Plusieurs anciens éminents experts sanitaires des agences publiques du médicament ont-ils, entre la fin des années 1990 et le début des années 2000, touché de l’argent des laboratoires pharmaceutiques en échange de « conseils » peut-être décisifs ? Quarante-huit heures après la publication d’un article du site Mediapart faisant état de telles accusations, la Haute Autorité de santé (HAS) et l’Agence nationale de sécurité du médicament et des produits de santé (ANSM) ont annoncé, jeudi 26 mars en fin d’après-midi, qu’elles déclenchaient des enquêtes administratives internes et qu’elles portaient les faits relatés à la connaissance du procureur de la République. Des démarches exigées la veille par la ministre de la santé Marisol Touraine pour qui, « si les faits rapportés sont exacts, ils sont inacceptables et même d’une gravité extrême ».

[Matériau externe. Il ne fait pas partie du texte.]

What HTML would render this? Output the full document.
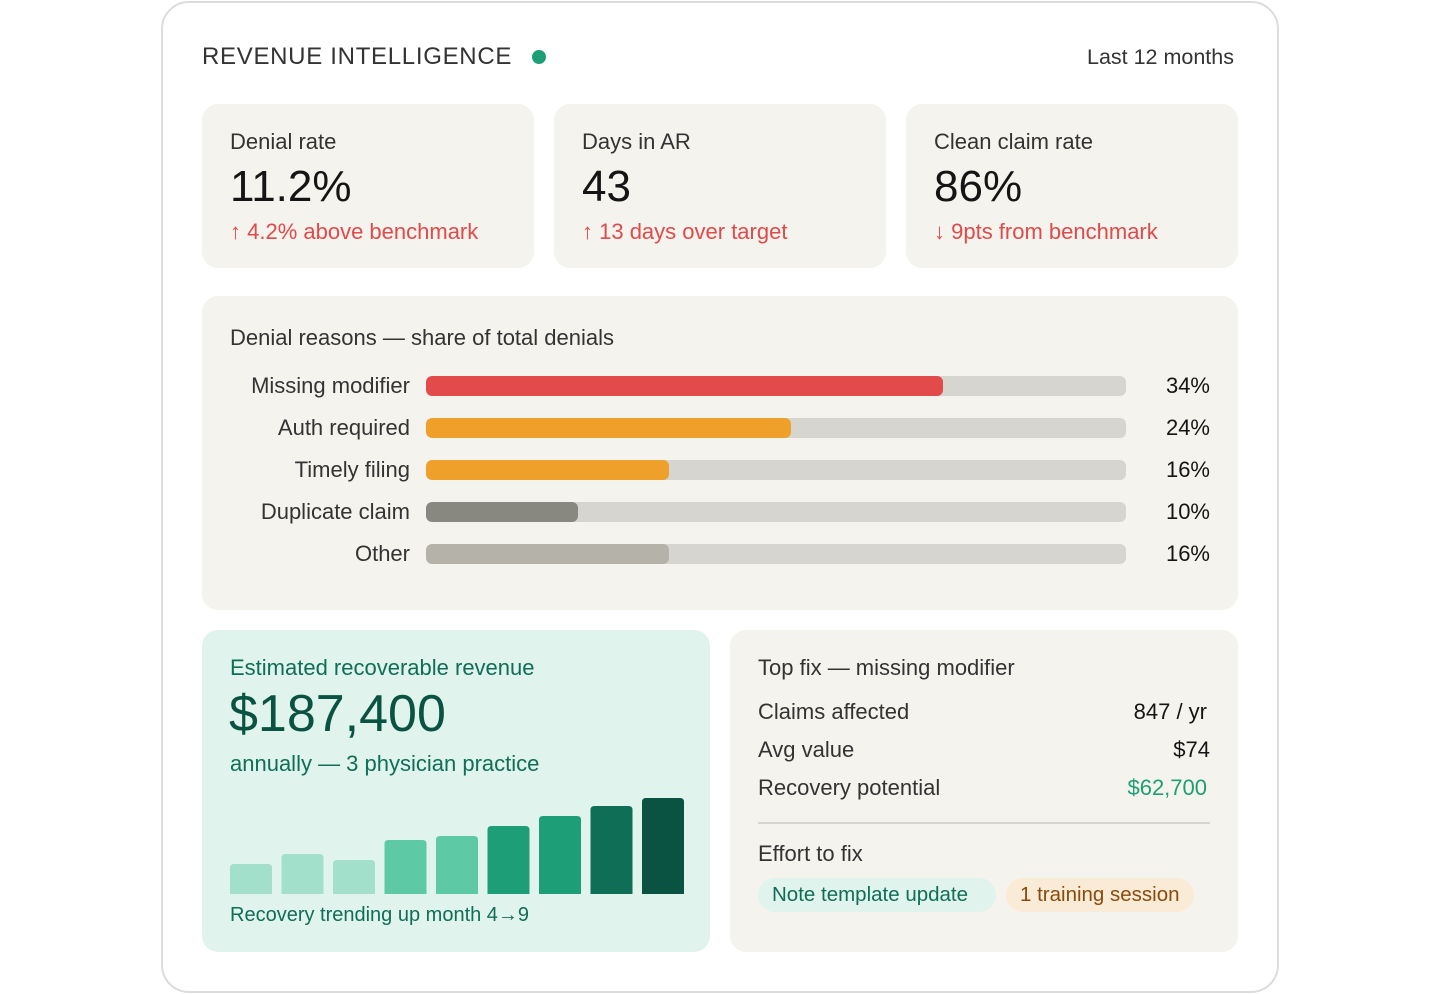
<!DOCTYPE html>
<html><head><meta charset="utf-8">
<style>
*{margin:0;padding:0;box-sizing:border-box}
body{width:1440px;height:994px;background:#fff;font-family:"Liberation Sans",Arial,sans-serif;position:relative;overflow:hidden}
.a{position:absolute;white-space:nowrap}
.card{position:absolute;background:#f4f3ed;border-radius:16px}
</style></head><body>
<div class="a" style="left:161px;top:1px;width:1118px;height:992px;border:2px solid #dcdcdc;border-radius:28px"></div>
<div class="a" style="left:202px;top:43px;font-size:24px;letter-spacing:0.7px;color:#333;line-height:28px">REVENUE INTELLIGENCE</div>
<div class="a" style="left:532px;top:50px;width:14px;height:14px;border-radius:50%;background:#1e9e76"></div>
<div class="a" style="right:206px;top:44px;font-size:21.5px;color:#333;line-height:26px">Last 12 months</div>

<div class="card" style="left:202px;top:104px;width:332px;height:164px">
 <div class="a" style="left:28px;top:25px;font-size:22px;color:#333">Denial rate</div>
 <div class="a" style="left:28px;top:58px;font-size:44px;color:#151515">11.2%</div>
 <div class="a" style="left:28px;top:115px;font-size:22px;color:#e04a4a">↑ 4.2% above benchmark</div>
</div>
<div class="card" style="left:554px;top:104px;width:332px;height:164px">
 <div class="a" style="left:28px;top:25px;font-size:22px;color:#333">Days in AR</div>
 <div class="a" style="left:28px;top:58px;font-size:44px;color:#151515">43</div>
 <div class="a" style="left:28px;top:115px;font-size:22px;color:#e04a4a">↑ 13 days over target</div>
</div>
<div class="card" style="left:906px;top:104px;width:332px;height:164px">
 <div class="a" style="left:28px;top:25px;font-size:22px;color:#333">Clean claim rate</div>
 <div class="a" style="left:28px;top:58px;font-size:44px;color:#151515">86%</div>
 <div class="a" style="left:28px;top:115px;font-size:22px;color:#e04a4a">↓ 9pts from benchmark</div>
</div>

<div class="card" style="left:202px;top:296px;width:1036px;height:314px">
 <div class="a" style="left:28px;top:29px;font-size:22px;color:#333">Denial reasons — share of total denials</div>
 <div id="rows"></div>
</div>

<div class="card" style="left:202px;top:630px;width:508px;height:322px;background:#e0f3ec">
 <div class="a" style="left:28px;top:25px;font-size:22px;color:#0f6e56">Estimated recoverable revenue</div>
 <div class="a" style="left:27px;top:54px;font-size:52px;color:#0a5241">$187,400</div>
 <div class="a" style="left:28px;top:121px;font-size:22px;color:#0f6e56">annually — 3 physician practice</div>
 <svg id="trend" class="a" style="left:0;top:150px" width="508" height="120"></svg>
 <div class="a" style="left:28px;top:274px;font-size:20px;color:#0f6e56">Recovery trending up month 4→9</div>
</div>

<div class="card" style="left:730px;top:630px;width:508px;height:322px">
 <div class="a" style="left:28px;top:25px;font-size:22px;color:#333">Top fix — missing modifier</div>
 <div class="a" style="left:28px;top:69px;font-size:22px;color:#333">Claims affected</div>
 <div class="a" style="right:31px;top:69px;font-size:22px;color:#151515">847 / yr</div>
 <div class="a" style="left:28px;top:107px;font-size:22px;color:#333">Avg value</div>
 <div class="a" style="right:28px;top:107px;font-size:22px;color:#151515">$74</div>
 <div class="a" style="left:28px;top:145px;font-size:22px;color:#333">Recovery potential</div>
 <div class="a" style="right:31px;top:145px;font-size:22px;color:#1e9e76">$62,700</div>
 <div class="a" style="left:28px;top:192px;width:452px;height:2px;background:#d6d5cf"></div>
 <div class="a" style="left:28px;top:211px;font-size:22px;color:#333">Effort to fix</div>
 <div class="a" style="left:28px;top:248px;width:238px;height:34px;border-radius:17px;background:#e0f3ec;color:#0f6e56;font-size:20.5px;line-height:34px;padding-left:14px">Note template update</div>
 <div class="a" style="left:276px;top:248px;width:188px;height:34px;border-radius:17px;background:#faebd7;color:#8a4a0c;font-size:20.5px;line-height:34px;padding-left:14px">1 training session</div>
</div>

<script>
const reasons=["Missing modifier","Auth required","Timely filing","Duplicate claim","Other"];
const shares=[34,24,16,10,16];
const barColors=["#e24b4a","#efa02a","#efa02a","#888780","#b4b2a9"];
const scaleMax=46;
const rows=document.getElementById('rows');
const trackW=700;
reasons.forEach((r,i)=>{
 const top=80+i*42;
 const lab=document.createElement('div');
 lab.className='a';
 
 
 lab.style.cssText=`right:${1036-208}px;top:${top-3}px;font-size:22px;color:#333`;
 lab.textContent=r;rows.appendChild(lab);
 const tr=document.createElement('div');
 tr.className='a';
 
 
 tr.style.cssText=`left:224px;top:${top}px;width:${trackW}px;height:20px;border-radius:6px;background:#d6d5cf;overflow:hidden`;
 const f=document.createElement('div');
 
 
 f.style.cssText=`width:${shares[i]/scaleMax*trackW}px;height:20px;border-radius:6px;background:${barColors[i]}`;
 tr.appendChild(f);rows.appendChild(tr);
 const v=document.createElement('div');
 v.className='a';
 
 
 v.style.cssText=`right:28px;top:${top-3}px;font-size:22px;color:#151515`;
 v.textContent=shares[i]+'%';rows.appendChild(v);
});
const months=[1,2,3,4,5,6,7,8,9];
const recovery=[30,40,34,54,58,68,78,88,96];
const trendColors=["#a3e0cb","#a3e0cb","#a3e0cb","#5ecaa5","#5ecaa5","#1e9e76","#1e9e76","#0f6e56","#0a5241"];
const svg=document.getElementById('trend');
const base=114, yScale=v=>v*1.0, xPos=i=>28+i*51.5;
months.forEach((m,i)=>{
 const h=yScale(recovery[i]);
 const p=document.createElementNS('http://www.w3.org/2000/svg','path');
 const x=xPos(i),w=42,y=base-h,r=4;
 p.setAttribute('d',`M${x},${base}V${y+r}Q${x},${y} ${x+r},${y}H${x+w-r}Q${x+w},${y} ${x+w},${y+r}V${base}Z`);
 p.setAttribute('fill',trendColors[i]);
 
 
 svg.appendChild(p);
});
</script>
</body></html>
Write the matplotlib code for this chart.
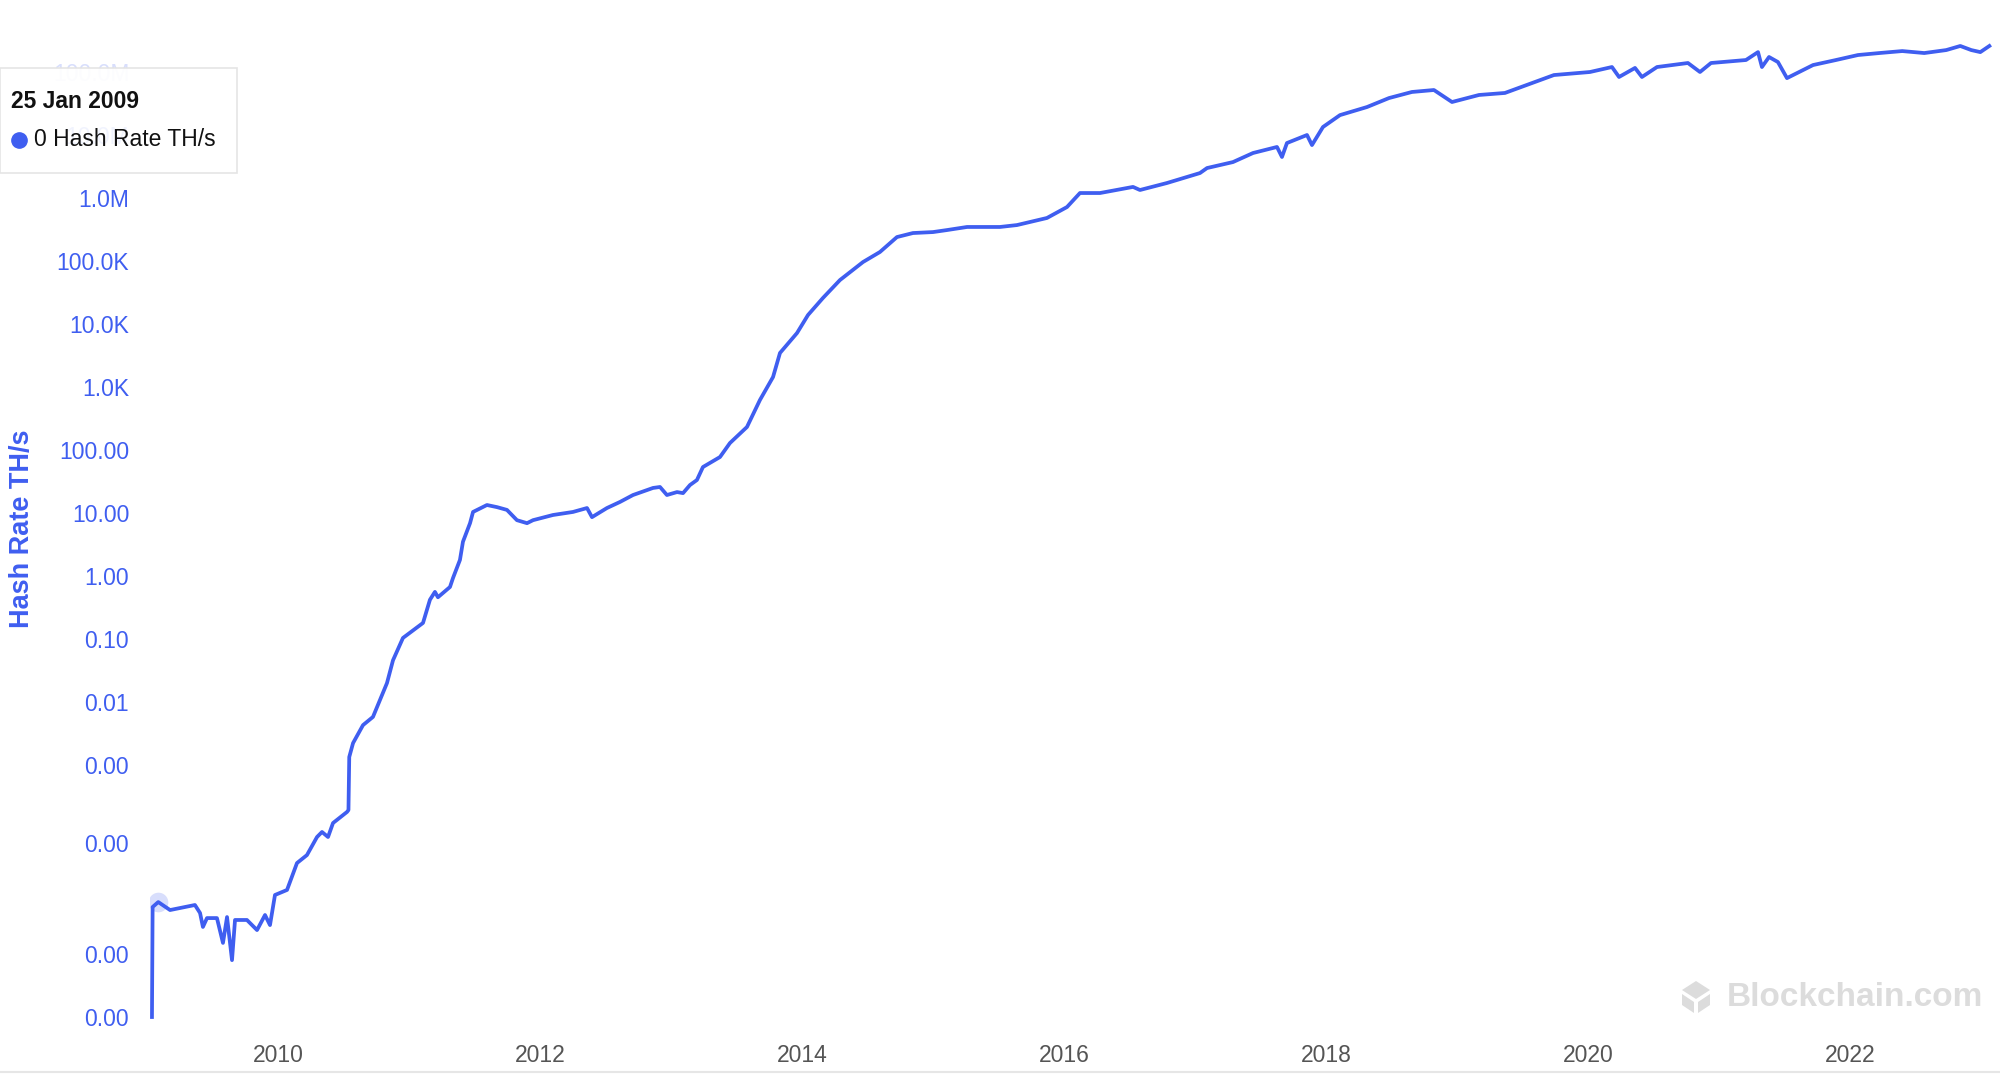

Dans son enquête, Mediapart rapporte qu’un « petit groupe d’amis » occupant des postes haut placés dans les commissions se prononçant sur la mise sur le marché des médicaments et statuant sur leurs taux de remboursement a « pendant plus de vingt ans (…) conseillé les laboratoires sur la meilleure façon de présenter leurs dossiers ». Des faits graves de conflits d’intérêts qui ne sont jamais franchement qualifiés de « corruption » dans la mesure où, semble-t-il, l’argent versé « ne garantissait pas une décision favorable » mais alimentait l’espoir pour les industriels que « le regard de la commission soit plus bienveillant » sur leurs demandes.
A la tête de ce petit groupe figurerait Gilles Bouvenot, qui fut notamment président de la commission de la transparence de 2003 à 2014. Une structure dont l’avis décisif sur le remboursement des médicaments conditionne leur prix et indirectement leur succès ou leur échec commercial. « Cette commission est hypersensible, c’est elle qui fixe tout. Et, à moins qu’il ne demande un truc énorme, le poids du président y est gigantesque », raconte au Monde un professionnel du secteur qui, ayant travaillé dans les années 2000 avec les personnes mises en cause, souhaite garder l’anonymat. Reconnaissant que des « rumeurs » circulaient depuis plusieurs années au sujet des pratiques de la « bande », il ajoute : « Si cela s’avère exact, c’est gravissime et même absolument scandaleux. »
« Un poste potiche »
Parmi les autres responsables présentés comme étant « à la fois consultants et décisionnaires », on trouve le président de la commission de la transparence de 1989 à 1998 ou le vice-président de la commission d’autorisation de mise sur le marché de 1994 à 2002. Plusieurs d’entre eux auraient rencontré, à de multiples reprises, « en catimini » à l’hôtel Sofitel de Marseille ou au Méridien Montparnasse à Paris des responsables de laboratoires. Interrogés par Mediapart, des membres de laboratoire évoquent « des sommes d’environ 60 000 euros versées pour ces prestations ».
Gilles Bouvenot n’a pas donné suite aux sollicitations du Monde. Face aux questions de Mediapart, il assure avoir arrêté ses activités de conseil en 2003, voire même dès 2000, selon une deuxième déclaration. Le poste de vice-président de la commission d’autorisation de mise sur le marché, qu’il occupe alors depuis 1997, est, assure-t-il, « un poste potiche ». « J’avais une activité hospitalière. Je ne voulais pas perdre pied, et je souhaitais rester dans les tuyaux de l’industrie pharmaceutique », déclare-t-il.
M. Bouvenot assure par ailleurs n’avoir pas demandé « d’argent qui était imposable ». « Je demandais aux firmes de m’inviter à des congrès, explique-t-il. Le fisc ne s’intéressait pas particulièrement aux avantages en nature. » « Vous ne trouverez rien de compromettant dans mon patrimoine, constitué d’un appartement de 100 m2 à Marseille et d’une Peugeot 308 », fait-il enfin valoir pour sa défense. Il ajoute : « Nous avons été très durs avec les laboratoires. Aujourd’hui, certains se vengent. »
Dans leurs communiqués, la HAS et l’ANSM rappellent que plusieurs dispositifs ont été mis en place ces dernières années pour prévenir ces « liens d’intérêts ». Les déclarations d’intérêts sont « examinées à l’occasion de chaque évaluation de produits de santé, souligne la HAS. Toute personne est écartée des débats et des votes s’il y a une situation potentielle de conflit d’intérêts ». A l’ANSM, Claude Pigement, son vice-président, rappelle qu’un « cadre de rigueur extrême » a été donné il y a quelques années pour prévenir ces risques. Quant aux faits rapportés par Mediapart, ajoute-t-il, « s’ils sont avérés, je reste sans voix devant leur gravité ».